The PEOC was constructed to protect Franklin D. Roosevelt during World War II and was originally built to hold out against a direct nuclear hit.
The White House detailed that the PEOC can be accessed by an elevator “located behind multiple vault-type doors with biometric access control systems.”
The bunker has previously been utilized by Vice President Dick Cheney during 9/11, when authorities feared that one of the hijacked planes was headed towards the White House.
What is the Presidential Emergency Operations Center?
The Presidential Emergency Operations Center is a bunker-like structure underneath the East Wing of the White House.
It serves as a secure shelter and communications center for the president and his key staff in cases of an emergency.
The PEOC is differentiated from the White House Situation Room which is located in the basement of the West Wing.
During the 9/11 attacks, Vice President Dick Cheney, Secret Service agents and other staff were evacuated to the PEOC.
President Bush was in Florida at the time of the attacks.
Dramatized versions of the PEOC were featured in the 2013 films Olympus Has Fallen and White House Down.
The first White House bunker was constructed during WWII to protect President Franklin D. Roosevelt from an aerial attack on Washington.
Former First Lady Laura Bush opened up in a 2010 memoir about her experience during 9/11, describing that the bunker was accessed through “a pair of big steel doors that closed behind me with a loud hiss, forming an airtight seal.”
She witnessed “unfinished subterranean hallways underneath the White House” as she was taken to the PEOC.
Bush recalled old tile floors, pipes hanging from ceilings, and mechanical equipment in the underground command center.
Back in 1950, a White House underground tunnel system connecting the West Wing and East Wing were building, allowing access to the bomb shelter.
Another secret tunnel – which can be accessed through a secret staircase by the press of a wall panel – was created in 1987.

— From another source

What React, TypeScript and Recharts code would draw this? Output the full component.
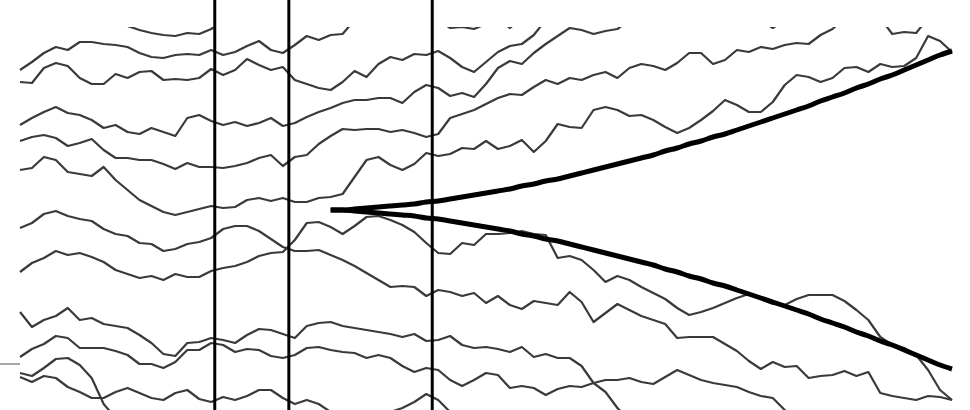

A book released earlier this year, titled The Trump White House: Changing the Rules of the Game, claims a bunker also exists under the North Lawn, according to the Washington Examiner.
“At least five stories deep, the bunker, which was completed near the end of Obama’s tenure, can house the staff of the entire West Wing indefinitely in the event of a weapons of mass destruction attack,” author Ronald Kessler wrote.
“After Trump became president, top staffers toured the bunker, whose existence is classified.”
As of Monday morning it remains unclear why the president was moved to the underground bunker, but it is known the Secret Service has protocols to adhere to when the building is threatened.
Sources told CNN that First Lady Melania Trump and their son, Barron, we also taken to the hidden bunker.
President Trump was in the bunker for less than an hour, the news outlet reported.
At one point, amid the riots, the lights which illuminate the White House were turned off – apparently so the Secret Service could use night vision to monitor protesters.
US Marshals, Drug Enforcement Administration (DEA) agents, and Secret Service agents have been sent onto the city’s streets to support under-pressure cops and Homeland Security agents.
The National Guard is also reportedly being drafted in to help combat rioting outside the White House and elsewhere in the nation’s capital.
Judd Deere, a White House spokesman, told the Times that officials would not comment on why the president was rushed to safety.
On Friday, the White House went into lockdown as angry crowds marched on the Capitol.
Secret Service officials reportedly placed Trump’s abode on high alert in response to the Washington DC protesters before the lockdown concluded just before 8.30pm.